December 11, a day when China gets market economy status in the WTO, is approaching, and so need to protect European manufacturers from Chinese goods is becoming increasingly stronger. Recognition of China will mean that Europe will have difficulties in increasing current relatively modest tariffs on cheap Chinese goods. European manufacturers claim that Chinese manufacturers are supported by the government subsidies, and often sell their products even below cost.

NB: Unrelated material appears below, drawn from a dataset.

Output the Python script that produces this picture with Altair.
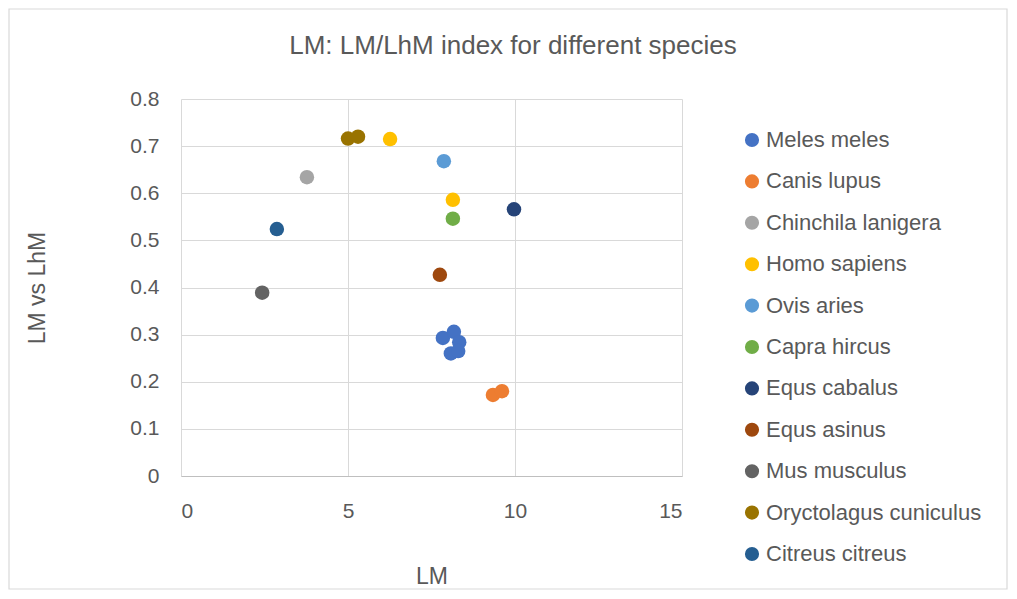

Meanwhile, the global steel industry is recovering, according to Bloomberg. Such an optimism is explained by quarterly reports of Chinese metallurgical giants, e.g. Baoshan Iron & Steel Co., and expectation of similar rosy reports from other steel producers in Asia, Europe and the United States.

Baoshan Iron & Steel Co, which is part of Baosteel Group, is preparing to merge with Wuhan Iron & Steel Group Corp. On Monday, the company announced a net profit of 2.13 billion yuan (about 315 million US dollars) against a loss a year earlier. Sales in China increased by 34 percent immediately. By the end of 2016, Baoshan Iron & Steel Co expects 800-percent increase in net profit compared to the previous year.

Rising steel prices across Asia benefited financial profile of Japanese JFE Holdings Inc. and South Korean Posco. Both will publish their reports this week. Indian steel giants, including JSW Steel Ltd., are also expected to show better quarterly figures after considerable domestic price growth and an almost complete stop of imports.